Lords Of The Trident - The Offering review
|Band:||Lords Of The Trident|
|Release date:||April 2022|
04. Feed The Wolves
05. Carry The Weight
06. Offering To The Void
08. The Invitation
09. Dance Of Control
10. These Tower Walls
11. Power Of Evil
12. The Blade
13. Heart Of Ashes
Lords Of The Trident? I don’t care much for House Tully, but I do quite like this album.
I’ve covered a fairly broad spectrum of metal genres while reviewing for the site, sometimes seemingly to the surprise of others; although I certainly have my favourite genres, I manage to find music I enjoy in most categories. Some, however, are admittedly underrepresented in my review catalogue; for starters, retro-sounding thrash metal and hard rock are generally dead ends for me. I would also consider classic/traditional heavy metal to be one such style, as outside of Amorphis(-adjacent) music, I normally don’t have any inclination towards the nominees in the heavy/melodic metal category each year. Still, there are occasional exceptions, one of which is Lords Of The Trident; I can think of more natural fits on the writing team for The Offering, but I will nevertheless try to score an away goal in the ball game.

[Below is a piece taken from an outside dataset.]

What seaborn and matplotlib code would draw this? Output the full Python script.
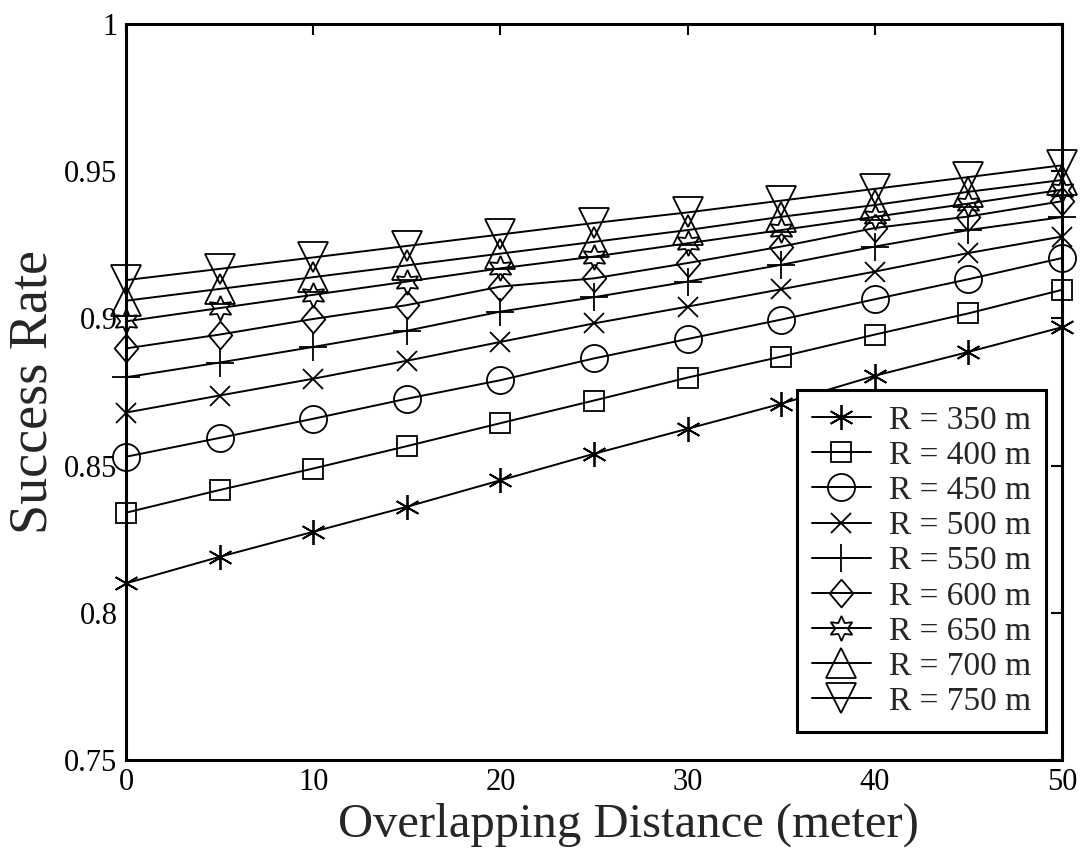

Despite the name, it doesn’t seem immediately clear to me whether there is any intentional relation of this band with the A Song Of Ice And Fire series; however, I did find my mind going to Seven Kingdoms on my first playthrough of The Offering (it appears that the two groups are friendly with one another). This is because Lords Of The Trident approach heavy metal from something of a US power metal perspective, at least in portions of the album. It’s not a persistent feature of the album, as much of it operates in a more mid-tempo range, including opening track “Legend” and its nifty central Medieval-style lead guitar hook, but the likes of “Charlatan” and “These Tower Walls” bring some pace to the table.
Now, what is it about The Offering that caught my attention? More than anything, it just does the important things right. Although it’s not inundated with power metal’s pace throughout, there’s that fantastical power metal aura, not only to the story but also to the tone of the record, which, when combined with the strong lead vocals, gives the record a brightness, melody and emotion (and cheesiness, but in a good way) that renders it more to my taste than bands more in the trad heavy/NWOBHM mould. If I would compare it to any one album, it would be Firewind’s The Premonition, a longstanding favourite of mine in this sphere of metal that rides the line between heavy metal and power metal very successfully. Add on top of everything I’ve already mentioned some quality shredding lead guitar work, such as the solos in “Acolytes” and “These Tower Walls”, and this is an entertaining and exciting record.
On top of Firewind and Seven Kingdoms, there’s other bands that I found myself thinking of when listening to The Offering. First off, there’s a bit of a Blind Guardian vibe to moments in “Feed The Wolves”, with the harmonized ‘woah’s in the energetic chorus and the solo. Additionally, the riff work in “Carry The Weight” could easily have featured on some of Killswitch Engage’s songs, while the harpsichord in the interlude “The Invitation” harkens to Stratovarius’s “Black Diamond”; this interlude leads nicely into “Dance Of Control”. All the tracks I’ve mentioned so far are among the highlights of The Offering; I would also add the evocative “Offering To The Void” to the list of standout songs, and to a lesser degree the slower, more expansive closer “Heart Of Ashes”, which has a hint of Serenity to it.
Now, when talking about US power metal, one band that’s hard to overlook is Iced Earth, and “Champion”, coming just before “The Invitation”, feels a bit like a Stu Block-era Iced Earth-lite track; add in some triplet gallops and I could have easily believed it to be a cut track from Dystopia. However, I think it would have been a cut track due to its quality, which is a bit below par compared with the rest of The Offering. Clocking in at a round hour in length, this is a lengthy record, and for me, “Champion” and “The Blade” are obvious candidates for the chopping block in order to make the album a more concise and consistently satisfying album.
Still, while there’s moments of slack across the runtime, Lords Of The Trident’s latest album is a very decent example of modern heavy metal, with memorable hooks, particularly on the part of the vocals, as well as strong guitar work and entertaining songs. Those with an affinity for more conventional and melodic metal should find a fair amount to enjoy on The Offering.